Friends & Friction: Go slowly on to that gravel road

2014-12-23 14:00

You’ll get there faster if you go slower. You’ll burn far less fuel, which is good for the environment and even better for your pocket. Your stress levels will be lower, and your passengers will enjoy the ride.

Unlike a rose that will bloom again next summer, a life that has been cut too soon is gone forever, often leaving orphans behind.

Remember, it doesn’t help that you were right. When you’re dead, you’re dead. So leave room for idiots to do their thing, and there will be lots who think their names are Schumacher.

We have become callous when the death statistics are published. We shrug our shoulders as if the festive season is a time to cull human beings as a way to curb overpopulation.

Last week, while driving uphill with a truck and a tractor in front of me, the driver of a sedan that was two cars behind me decided to overtake. Two other cars followed him. Suddenly there was a convoy trying to overtake on a barrier line. Then the expected occurred, an oncoming car appeared.

They all scrambled to move to the shoulder on the other side of the road, facing oncoming traffic. Fortunately, there was no crash. That would have been neither an accident nor a mistake, but downright foolishness.

Accept that driving on South African roads is like driving in a war zone. Don’t get distracted by the beautiful scenery. Look at other vehicles as missiles heading in your direction, and the roads as terrain littered with limpet mines to destroy your vehicle.

On the same road, the R25 in Mpumalanga, while cruising at 100km/h as per the speed limit, the tarmac ended without warning. Suddenly, a provincial road became a gravel road. Can you imagine what happens there at night, in the rain; or even worse, both.

I noticed there was no sign indicating who the contractor was – as happens in all other civilised places. But perhaps what’s signified by the absence of that sign is that it’s a case of a tender being awarded to someone who knows nothing about building roads.

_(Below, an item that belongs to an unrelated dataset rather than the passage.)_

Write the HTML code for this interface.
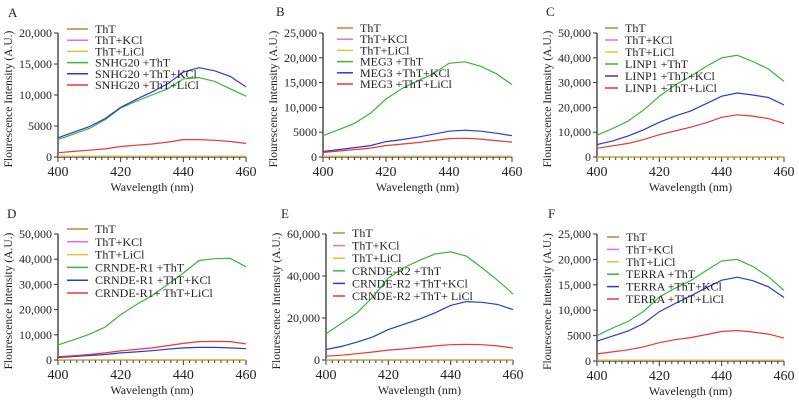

Here is my prediction based on gravel road economics: we’ve entered an era similar to that of 1972 to 1975, when South Africa was on the verge of exploding.

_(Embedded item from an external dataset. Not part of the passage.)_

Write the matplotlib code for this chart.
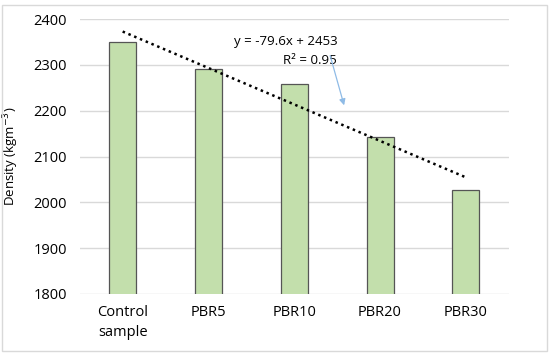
import matplotlib.pyplot as plt
import numpy as np
from matplotlib.patches import Rectangle

plt.rcParams['font.family'] = ['Open Sans', 'DejaVu Sans']

samples = ['Control\nsample', 'PBR5', 'PBR10', 'PBR20', 'PBR30']
density = [2350, 2292, 2258, 2142, 2027]

fig = plt.figure(figsize=(5.5, 3.55), dpi=100)
fig.patches.append(Rectangle((0.004, 0.012), 0.99, 0.975, transform=fig.transFigure,
                             fill=False, edgecolor='#d9d9d9', linewidth=1))
ax = fig.add_axes([0.145, 0.172, 0.78, 0.774])

x = np.arange(1, len(samples) + 1)
ax.bar(x, density, width=0.315, color='#c3dfac', edgecolor='#555555', linewidth=0.9, zorder=2)

# linear trendline like excel
z = np.polyfit(x, density, 1)
p = np.poly1d(z)
xt = np.array([x[0], x[-1]])
ax.plot(xt, p(xt), linestyle=(0, (1, 1.5)), color='black', linewidth=1.8, zorder=3)

r2 = 1 - np.sum((np.array(density) - p(x))**2) / np.sum((np.array(density) - np.mean(density))**2)
ax.text(3.5, 2337, 'y = %.1fx + %d' % (z[0], round(z[1])), ha='right', va='bottom', fontsize=9.5)
ax.text(3.5, 2295, 'R\u00b2 = %.2f' % r2, ha='right', va='bottom', fontsize=9.5)
ax.annotate('', xy=(3.59, 2206), xytext=(3.41, 2326),
            arrowprops=dict(arrowstyle='-|>', color='#8fbbe6', lw=0.9, mutation_scale=9))

ax.set_xlim(0.5, 5.5)
ax.set_ylim(1800, 2400)
ax.set_yticks(range(1800, 2401, 100))
ax.set_xticks(x)
ax.set_xticklabels(samples, linespacing=1.45)
ax.yaxis.grid(True, color='#d9d9d9', linewidth=1, zorder=0)
ax.set_axisbelow(True)
for s in ax.spines.values():
    s.set_visible(False)
ax.tick_params(length=0, labelsize=10.5, pad=8)
ax.tick_params(axis='y', pad=9)
ax.set_ylabel('Density (kgm$^{\\mathrm{-3}}$)', fontsize=9.5)
ax.yaxis.set_label_coords(-0.138, 0.5)

fig.savefig('out.png', dpi=100)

Emerging markets are heading into a financial squeeze. The gains brought by a cheaper oil price will be taken away by the falling emerging market currencies, as is happening to South Africa, Russia and Brazil – to mention a few.

As companies lose turnover because of Eskom’s power cuts, they will have to cut staff, swelling the ranks of the unemployed. The people will get angrier, taunted by little things like potholes in the same way they were taunted by petty apartheid.

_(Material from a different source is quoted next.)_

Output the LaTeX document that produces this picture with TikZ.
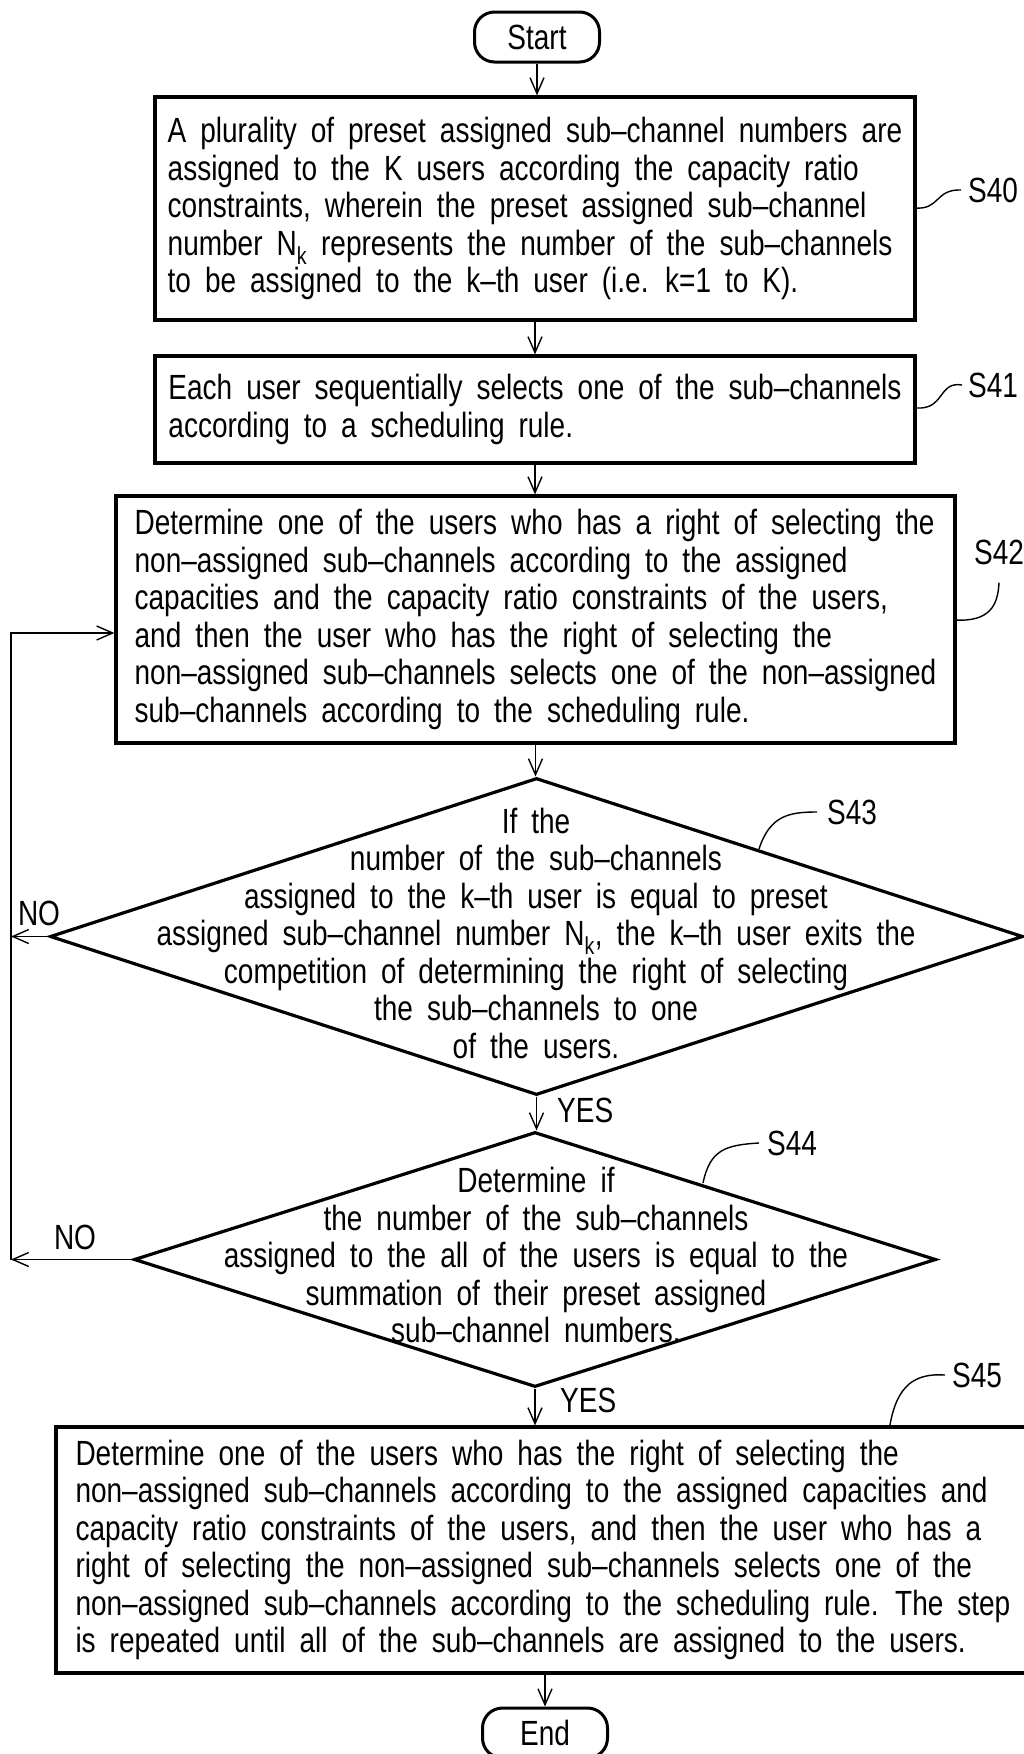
\documentclass[tikz,border=0pt]{standalone}
\usepackage{fontspec}
\setmainfont{Liberation Sans}[FakeStretch=0.8,WordSpace=1.8]
\usepackage{tikz}
\usetikzlibrary{shapes}
\usetikzlibrary{positioning}
\usetikzlibrary{arrows.meta}

\tikzset{
	txt/.style={font=\fontsize{35}{37.5}\selectfont},
	procbox/.style={txt,draw,line width=3.2pt,align=left,inner sep=0pt},
	termbox/.style={txt,draw,line width=3pt,rounded corners=20pt,minimum width=125pt,minimum height=50pt,inner sep=0pt},
	decbox/.style={draw,diamond,line width=3.2pt,inner sep=0pt},
	flow/.style={line width=1.4pt,-{Straight Barb[length=16pt,width=14pt]}},
	lead/.style={line width=1.4pt},
	tag/.style={txt,inner sep=0pt}
}

\begin{document}
\begin{tikzpicture}[x=1pt,y=-1pt]
		\useasboundingbox (0,0) rectangle (1024,1754);
		\node[termbox] (start) at (537,37) {Start};
		\node[procbox,minimum width=760pt,minimum height=223pt] (s40) at (535,208.5) {A plurality of preset assigned sub--channel numbers are\\assigned to the K users according the capacity ratio\\constraints, wherein the preset assigned sub--channel\\number N\textsubscript{k} represents the number of the sub--channels\\to be assigned to the k--th user (i.e. k=1 to K).};
		\node[procbox,minimum width=760pt,minimum height=107pt] (s41) at (535,409.5) {Each user sequentially selects one of the sub--channels\\according to a scheduling rule.};
		\node[procbox,minimum width=839pt,minimum height=247pt] (s42) at (535.5,619.5) {Determine one of the users who has a right of selecting the\\non--assigned sub--channels according to the assigned\\capacities and the capacity ratio constraints of the users,\\and then the user who has the right of selecting the\\non--assigned sub--channels selects one of the non--assigned\\sub--channels according to the scheduling rule.};
		\node[decbox,minimum width=973pt,minimum height=317pt] (s43) at (536.5,936.5) {};
		\node[tag,align=center] (t43) at (536,933) {If the\\number of the sub--channels\\assigned to the k--th user is equal to preset\\assigned sub--channel number N\textsubscript{k}, the k--th user exits the\\competition of determining the right of selecting\\the sub--channels to one\\of the users.};
		\node[decbox,minimum width=802pt,minimum height=255pt] (s44) at (535,1259.5) {};
		\node[tag,align=center] (t44) at (536,1255) {Determine if\\the number of the sub--channels\\assigned to the all of the users is equal to the\\summation of their preset assigned\\sub--channel numbers.};
		\node[procbox,minimum width=974pt,minimum height=246pt] (s45) at (543,1550) {Determine one of the users who has the right of selecting the\\non--assigned sub--channels according to the assigned capacities and\\capacity ratio constraints of the users, and then the user who has a\\right of selecting the non--assigned sub--channels selects one of the\\non--assigned sub--channels according to the scheduling rule. The step\\is repeated until all of the sub--channels are assigned to the users.};
		\node[termbox] (stop) at (545,1733) {End};

		\node[tag,anchor=west] (l40) at (968,190) {S40};
		\node[tag,anchor=west] (l41) at (968,385) {S41};
		\node[tag] (l42) at (999,552) {S42};
		\node[tag,anchor=west] (l43) at (827,812) {S43};
		\node[tag,anchor=west] (l44) at (767,1143) {S44};
		\node[tag,anchor=west] (l45) at (952,1375) {S45};
		\node[tag,anchor=west] (yes1) at (557,1110) {YES};
		\node[tag,anchor=west] (yes2) at (560,1400) {YES};
		\node[tag] (no1) at (39,913) {NO};
		\node[tag] (no2) at (75,1237) {NO};

		\coordinate (back) at (11,633);
		\coordinate (a40) at (915,208);
		\coordinate (a41) at (916,408);
		\coordinate (a42) at (955,620);
		\coordinate (a43) at (759,849);
		\coordinate (a44) at (703,1183);
		\coordinate (a45) at (890,1425);

		\draw[flow] (start.south) -- (start.south |- s40.north);
		\draw[flow] (s40.south) -- (s40.south |- s41.north);
		\draw[flow] (s41.south) -- (s41.south |- s42.north);
		\draw[flow] (s42.south) -- (s42.south |- s43.north);
		\draw[flow] (s43.south) -- (s43.south |- s44.north);
		\draw[flow] (s44.south) -- (s44.south |- s45.north);
		\draw[flow] (s45.south -| stop.north) -- (stop.north);
		\draw[flow] (s43.west) -- (s43.west -| back);
		\draw[flow] (s44.west) -- (s44.west -| back);
		\draw[flow] (back |- s44.west) -- (back) -- (back -| s42.west);

		\draw[lead] (a40) .. controls (940,210) and (935,189) .. ([xshift=-7pt]l40.west);
		\draw[lead] (a41) .. controls (945,410) and (938,381) .. ([xshift=-6pt]l41.west);
		\draw[lead] (a42) .. controls (990,622) and (998,605) .. ([yshift=-18pt]l42.south);
		\draw[lead] (a43) .. controls (770,815) and (790,812) .. ([xshift=-10pt]l43.west);
		\draw[lead] (a44) .. controls (710,1150) and (725,1145) .. ([xshift=-8pt]l44.west);
		\draw[lead] (a45) .. controls (897,1385) and (915,1373) .. ([xshift=-7pt]l45.west);
\end{tikzpicture}
\end{document}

President Jacob Zuma is seen by many as nepotistic and corrupt, and so he is hated as was BJ Vorster, the prime minister in the 1970s.

Zuma’s friends, the Guptas, have single-handedly put South Africa on the edge of African-Indian violence last seen during the Durban riots in 1949. We know that when people feel deprived – as we saw during the recent xenophobic violence – they tend to blame those who look different.

When historians analyse that violence with the exact science of hindsight, they will find that neither Zuma nor his friends had anything to do with the state of the roads, which will be true. But sociologists will say they remained the symbols of what was wrong with this era.

There is a chance to change the country’s fate, but the solution is radical. The ANC must fire its president the same way it expelled Dr James Moroka. (Recalling Zuma would be an insult to Thabo Mbeki.) The new president will have to declare the Guptas personae non gratae and expel them from South Africa.

Leaders such as Mac Maharaj, Barney Desai and Dr Abu Baker Asvat suffered too much for this country to disintegrate into senseless racial violence.

You can ditch my gravel road analysis if you want, but trust me on the going slowly part.